The most dangerous punishment in Bangladesh today may no longer begin in a courtroom. Increasingly, it begins with an accusation.
For members of the country’s religious minorities, particularly Hindus, the allegation of blasphemy has become something far more destructive than a criminal complaint. It has evolved into a trigger capable of unleashing public outrage, police intervention, economic devastation, and lasting social stigma—all before any court has examined the facts or any forensic expert has verified the evidence.
The recent case involving Hindu youth Dipto Ray in Sunamganj’s Tahirpur is only the latest reminder of a pattern that should alarm every citizen who values justice. According to the Human Rights Congress for Bangladesh Minorities (HRCBM), the accusation was followed by police action, public pressure, and attacks affecting the young man’s family, livelihood, and a local Hindu temple, while questions remained over whether digital forensic evidence had established that he actually authored the alleged social media content.
Whether Dipto Ray is ultimately found innocent or guilty should be determined by a court of law, not by a crowd or by public outrage. That principle should be beyond dispute. Yet the reality increasingly appears to be the opposite: the accusation itself becomes the punishment.
This is where the Bangladeshi state faces a profound test.

No government can claim to uphold the rule of law if citizens lose their homes, businesses, religious institutions, or personal safety before investigators determine whether a crime has even occurred. Due process is not a technical legal formality. It is the very foundation that separates justice from persecution.
Digital technology has made this challenge even more urgent. Social media accounts can be hacked. Screenshots can be fabricated. Images can be manipulated. Fake identities can be created within minutes. Artificial intelligence now allows convincing digital fabrications that would have been unimaginable only a few years ago.
In such an environment, a responsible state should require stronger verification before depriving someone of liberty. Instead, allegations themselves often appear sufficient to trigger arrests and social unrest.
That approach places every citizen at risk. It is particularly dangerous for minority communities that already live with historical insecurity and social vulnerability.
Bangladesh has witnessed repeated incidents over the past decade in which rumors or online allegations have been followed by attacks on Hindu homes, temples, and businesses. In several cases, later investigations raised questions about the authenticity of the original allegations or the identities of those responsible for spreading them. Yet by the time those questions emerged, the damage had already been done.
Buildings can sometimes be rebuilt.
Communities rarely recover as easily.
Fear changes how people live. It changes where families choose to settle, whether they invest in businesses, whether they openly practice their faith, and whether they believe the state will protect them equally.
This is why the issue extends beyond individual criminal cases. It is about whether minority citizens can trust that their rights carry the same value as those of the majority.
The responsibility does not rest with the government alone.
Bangladeshi society must also confront uncomfortable questions about how quickly it accepts accusations as truth.
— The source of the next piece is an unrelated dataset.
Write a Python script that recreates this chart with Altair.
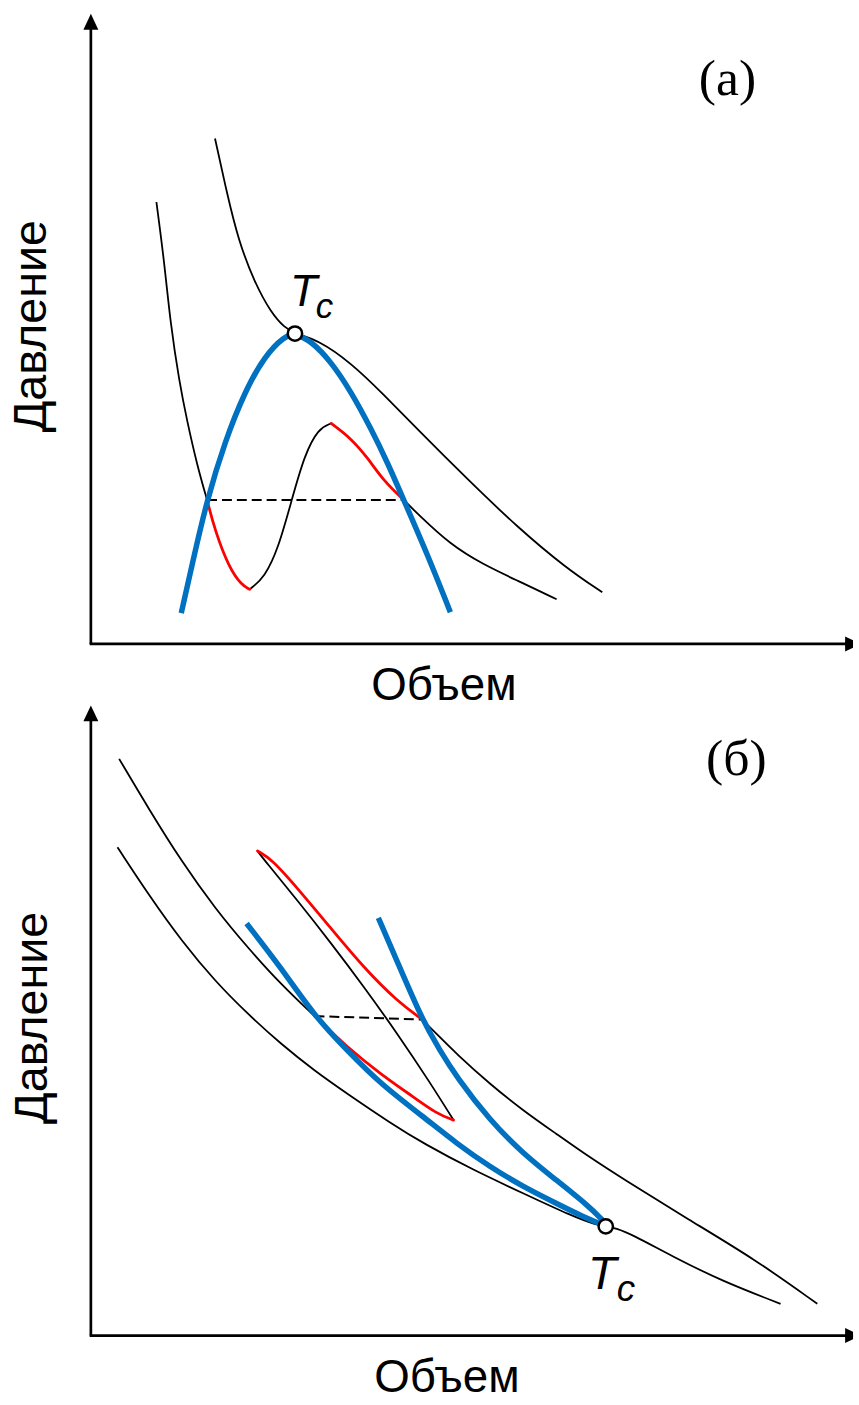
import altair as alt
import pandas as pd

# ---------------------------------------------------------------
# Panel (а): isotherms with a critical point at the top of the dome
# Volume / pressure in arbitrary units, origin at the axes corner
# ---------------------------------------------------------------
A_CRIT_V = [125, 137, 148.5, 165, 181.5, 195, 205.5, 229, 262, 295, 329, 379, 429, 479, 515]
A_CRIT_P = [509, 454, 406.5, 363.5, 333.5, 318.5, 312.5, 306, 283, 251, 216, 166, 118, 76, 52]

# sub-critical isotherm, split into stable (black) and metastable (red) parts
A_LOW1_V = [66, 74, 80, 89, 97, 107, 117]
A_LOW1_P = [445, 384, 324, 264, 224, 180, 145]
A_RED1_V = [117, 125, 139, 152, 160]
A_RED1_P = [145, 114, 77, 59, 55]
A_LOW2_V = [160, 175, 189, 202, 215, 229, 242]
A_LOW2_P = [55, 67, 97, 144, 190, 217, 222]
A_RED2_V = [242, 262, 279, 295, 315]
A_RED2_P = [222, 207, 187, 164, 145]
A_LOW3_V = [315, 329, 362, 395, 429, 469]
A_LOW3_P = [145, 131, 100, 80, 64, 45]

A_TIE_V = [117, 315]
A_TIE_P = [145, 145]

A_BINODAL_V = [91, 104, 117, 135, 155, 175, 195, 205.5, 222, 242, 262, 282, 299, 315, 339, 362]
A_BINODAL_P = [31, 89, 145, 204, 254, 290, 310, 312.5, 305, 284, 254, 217, 182, 145, 90, 32]

A_TC = (205.5, 312.5)

# ---------------------------------------------------------------
# Panel (б): critical point at the bottom of the coexistence region
# ---------------------------------------------------------------
B_UP1_V = [28.5, 58.5, 91.8, 125.2, 158.5, 191.8, 225.2]
B_UP1_P = [580.7, 530, 476.7, 430, 390, 353.3, 321.7]
B_RED1_V = [225.2, 258.5, 291.8, 325.2, 348.5, 365.2]
B_RED1_P = [321.7, 290, 263.3, 240, 223.3, 217]
B_MID_V = [365.2, 341.8, 308.5, 275.2, 241.8, 208.5, 175.2, 167.8]
B_MID_P = [217, 254.4, 304.3, 350.9, 395.3, 437.6, 478.2, 488]
B_RED2_V = [167.8, 181.8, 208.5, 241.8, 275.2, 308.5, 333.5]
B_RED2_P = [488, 480, 450, 410, 370, 336.7, 318.3]
B_UP2_V = [333.5, 345.2, 368.5, 401.8, 435.2, 468.5, 501.5, 535.5, 601.5, 668.5, 731.5]
B_UP2_P = [318.3, 306.7, 283.3, 253.3, 226.7, 203.3, 180, 158, 117, 77, 32]

B_TIE_V = [225.2, 333.5]
B_TIE_P = [321.7, 318.3]

B_CRIT_V = [26.8, 58.5, 91.8, 125.2, 158.5, 191.8, 225.2, 258.5, 301.8, 335.2, 385.2,
            435.2, 485.2, 508.5, 518.5, 528.5, 545.2, 585.2, 635.2, 694.5]
B_CRIT_P = [491.7, 443.3, 396.7, 356.7, 323.3, 293.3, 266.7, 243.3, 214, 193.3, 166.7,
            143.3, 120, 111.7, 110, 108.3, 101.7, 80, 55, 32]

B_BIN_L_V = [156.8, 191.8, 225.2, 258.5, 291.8, 335.2, 368.5, 401.8, 435.2, 468.5, 501.8, 516]
B_BIN_L_P = [415, 370, 321.7, 286.7, 253.3, 220, 193.3, 170, 150, 133.3, 116.7, 111.5]
B_BIN_R_V = [289.5, 308.5, 333.5, 351.8, 368.5, 401.8, 435.2, 468.5, 501.8, 515.5]
B_BIN_R_P = [420.7, 376.7, 318.3, 286.7, 260, 216.7, 183.3, 156.7, 130, 116]

B_TC = (518.5, 110)

X_LABEL = "Объем"
Y_LABEL = "Давление"

BLACK = "#000000"
RED = "#FF0000"
BLUE = "#0070C0"
SANS = "Liberation Sans"
SERIF = "Liberation Serif"

W = 859
H_A, H_B = 702, 703
AXIS_TOP = 626.5        # arrow-head centre on the pressure axis
AXIS_RIGHT = 767.5      # arrow-head centre on the volume axis

XS_A = alt.Scale(domain=[-91.5, 767.5], nice=False, zero=False)
YS_A = alt.Scale(domain=[-58.5, 643.5], nice=False, zero=False)
XS_B = alt.Scale(domain=[-91.5, 767.5], nice=False, zero=False)
YS_B = alt.Scale(domain=[-65, 638], nice=False, zero=False)

UP_ARROW = "M0,-1L0.94,1L-0.94,1Z"
RIGHT_ARROW = "M1,0L-1,0.94L-1,-0.94Z"


def enc(xs, ys):
    return dict(x=alt.X("V:Q", scale=xs, axis=None), y=alt.Y("P:Q", scale=ys, axis=None))


def curve(v, p, xs, ys, color, width, dash=None, cap="butt", interp="basis"):
    df = pd.DataFrame({"V": v, "P": p, "i": list(range(len(v)))})
    kw = dict(color=color, strokeWidth=width, interpolate=interp, strokeCap=cap)
    if dash:
        kw["strokeDash"] = dash
    return alt.Chart(df).mark_line(**kw).encode(order="i:Q", **enc(xs, ys))


def axes(xs, ys):
    df_y = pd.DataFrame({"V": [0, 0], "P": [0, AXIS_TOP], "i": [0, 1]})
    df_x = pd.DataFrame({"V": [-1.2, AXIS_RIGHT], "P": [0, 0], "i": [0, 1]})
    ly = alt.Chart(df_y).mark_line(color=BLACK, strokeWidth=2.7).encode(order="i:Q", **enc(xs, ys))
    lx = alt.Chart(df_x).mark_line(color=BLACK, strokeWidth=2.7).encode(order="i:Q", **enc(xs, ys))
    hy = alt.Chart(pd.DataFrame({"V": [0], "P": [AXIS_TOP]})).mark_point(
        shape=UP_ARROW, size=256, filled=True, color=BLACK, opacity=1).encode(**enc(xs, ys))
    hx = alt.Chart(pd.DataFrame({"V": [AXIS_RIGHT], "P": [0]})).mark_point(
        shape=RIGHT_ARROW, size=256, filled=True, color=BLACK, opacity=1, clip=True).encode(**enc(xs, ys))
    return [ly, lx, hy, hx]


def text(v, p, s, xs, ys, **kw):
    df = pd.DataFrame({"V": [v], "P": [p], "t": [s]})
    return alt.Chart(df).mark_text(**kw).encode(text="t:N", **enc(xs, ys))


def crit_point(pt, xs, ys):
    df = pd.DataFrame({"V": [pt[0]], "P": [pt[1]]})
    return alt.Chart(df).mark_point(shape="circle", size=210, filled=True, fill="white",
                                    stroke=BLACK, strokeWidth=2.5, opacity=1).encode(**enc(xs, ys))


def labels(xs, ys, y_lab_p, y_lab_v, x_lab_v, x_lab_p):
    return [
        text(y_lab_v, y_lab_p, Y_LABEL, xs, ys, font=SANS, fontSize=47, angle=270,
             align="center", baseline="alphabetic", color=BLACK),
        text(x_lab_v, x_lab_p, X_LABEL, xs, ys, font=SANS, fontSize=46,
             align="center", baseline="alphabetic", color=BLACK),
    ]


# ---- panel (а) ----
layers_a = axes(XS_A, YS_A) + [
    curve(A_CRIT_V, A_CRIT_P, XS_A, YS_A, BLACK, 1.8),
    curve(A_LOW1_V, A_LOW1_P, XS_A, YS_A, BLACK, 1.8),
    curve(A_LOW2_V, A_LOW2_P, XS_A, YS_A, BLACK, 1.8),
    curve(A_LOW3_V, A_LOW3_P, XS_A, YS_A, BLACK, 1.8),
    curve(A_TIE_V, A_TIE_P, XS_A, YS_A, BLACK, 2, dash=[10, 5], interp="linear"),
    curve(A_RED1_V, A_RED1_P, XS_A, YS_A, RED, 2.8, cap="round"),
    curve(A_RED2_V, A_RED2_P, XS_A, YS_A, RED, 2.8, cap="round"),
    curve(A_BINODAL_V, A_BINODAL_P, XS_A, YS_A, BLUE, 5.5),
    crit_point(A_TC, XS_A, YS_A),
    text(200.5, 340.5, "T", XS_A, YS_A, font=SANS, fontSize=45, fontStyle="italic",
         align="left", baseline="alphabetic", color=BLACK),
    text(226.5, 328.5, "c", XS_A, YS_A, font=SANS, fontSize=35, fontStyle="italic",
         align="left", baseline="alphabetic", color=BLACK),
    text(641, 553, "(а)", XS_A, YS_A, font=SERIF, fontSize=52,
         align="center", baseline="alphabetic", color=BLACK),
] + labels(XS_A, YS_A, 320, -45.5, 355.5, -56.5)

panel_a = alt.layer(*layers_a).properties(width=W, height=H_A)

# ---- panel (б) ----
layers_b = axes(XS_B, YS_B) + [
    curve(B_CRIT_V, B_CRIT_P, XS_B, YS_B, BLACK, 1.8),
    curve(B_UP1_V, B_UP1_P, XS_B, YS_B, BLACK, 1.8),
    curve(B_MID_V, B_MID_P, XS_B, YS_B, BLACK, 1.8),
    curve(B_UP2_V, B_UP2_P, XS_B, YS_B, BLACK, 1.8),
    curve(B_TIE_V, B_TIE_P, XS_B, YS_B, BLACK, 2, dash=[10, 5], interp="linear"),
    curve(B_RED1_V, B_RED1_P, XS_B, YS_B, RED, 2.8, cap="round"),
    curve(B_RED2_V, B_RED2_P, XS_B, YS_B, RED, 2.8, cap="round"),
    curve(B_BIN_L_V, B_BIN_L_P, XS_B, YS_B, BLUE, 5.5),
    curve(B_BIN_R_V, B_BIN_R_P, XS_B, YS_B, BLUE, 5.5),
    crit_point(B_TC, XS_B, YS_B),
    text(500.5, 47, "T", XS_B, YS_B, font=SANS, fontSize=47, fontStyle="italic",
         align="left", baseline="alphabetic", color=BLACK),
    text(529.5, 35, "c", XS_B, YS_B, font=SANS, fontSize=37, fontStyle="italic",
         align="left", baseline="alphabetic", color=BLACK),
    text(650, 564, "(б)", XS_B, YS_B, font=SERIF, fontSize=52,
         align="center", baseline="alphabetic", color=BLACK),
] + labels(XS_B, YS_B, 320, -44.5, 358.5, -57)

panel_b = alt.layer(*layers_b).properties(width=W, height=H_B)

chart = alt.vconcat(panel_a, panel_b, spacing=0, bounds="flush", padding=0).configure_view(
    stroke=None
)

chart.save("out.html", embed_options={"renderer": "svg", "actions": False})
The speed with which crowds mobilize, social media amplifies outrage, and public opinion reaches conclusions before evidence is examined reflects a broader erosion of patience and fairness.
Justice demands skepticism as much as certainty.
Every allegation deserves investigation. But every accused person deserves the presumption of innocence until credible evidence proves otherwise.
Religious belief should never become a license for mob justice.
Nor should genuine religious sensitivities be exploited by individuals seeking personal revenge, political advantage, economic gain, or communal intimidation. When false or manipulated accusations succeed in provoking violence, they harm not only the immediate victims but also the integrity of religion itself.
Bangladesh’s Constitution promises equality before the law and guarantees freedom of religion. Those principles cannot remain merely constitutional aspirations. They must guide everyday policing, prosecution, and judicial practice.
That means police should prioritize digital forensic verification before making arrests whenever online content forms the basis of criminal allegations. Investigations should be transparent. Officials who fail to protect vulnerable communities should be held accountable. Those who knowingly fabricate digital evidence or incite communal violence should face meaningful legal consequences.
Equally important, political leaders must resist the temptation to remain silent when minorities become targets. Silence may avoid immediate controversy, but it encourages future abuse. A democracy is judged not by how comfortably it protects the majority, but by how faithfully it safeguards those who are most vulnerable.
The international community also has a legitimate role. Human rights bodies, diplomatic missions, technology companies, and digital rights organizations should continue supporting efforts to improve forensic standards, strengthen institutional accountability, and protect freedom of religion and due process in Bangladesh. Such engagement should reinforce universal legal principles rather than become another arena for political rivalry.
Ultimately, the question raised by the Tahirpur case is larger than one young man or one village.
It asks whether Bangladesh wishes to become a country where evidence determines guilt—or one where allegations alone can destroy lives.
The answer will shape not only the future of its religious minorities but also the credibility of its democracy and the integrity of its justice system.
No nation should allow fear to become stronger than law.
No citizen should lose everything before the truth has even been established.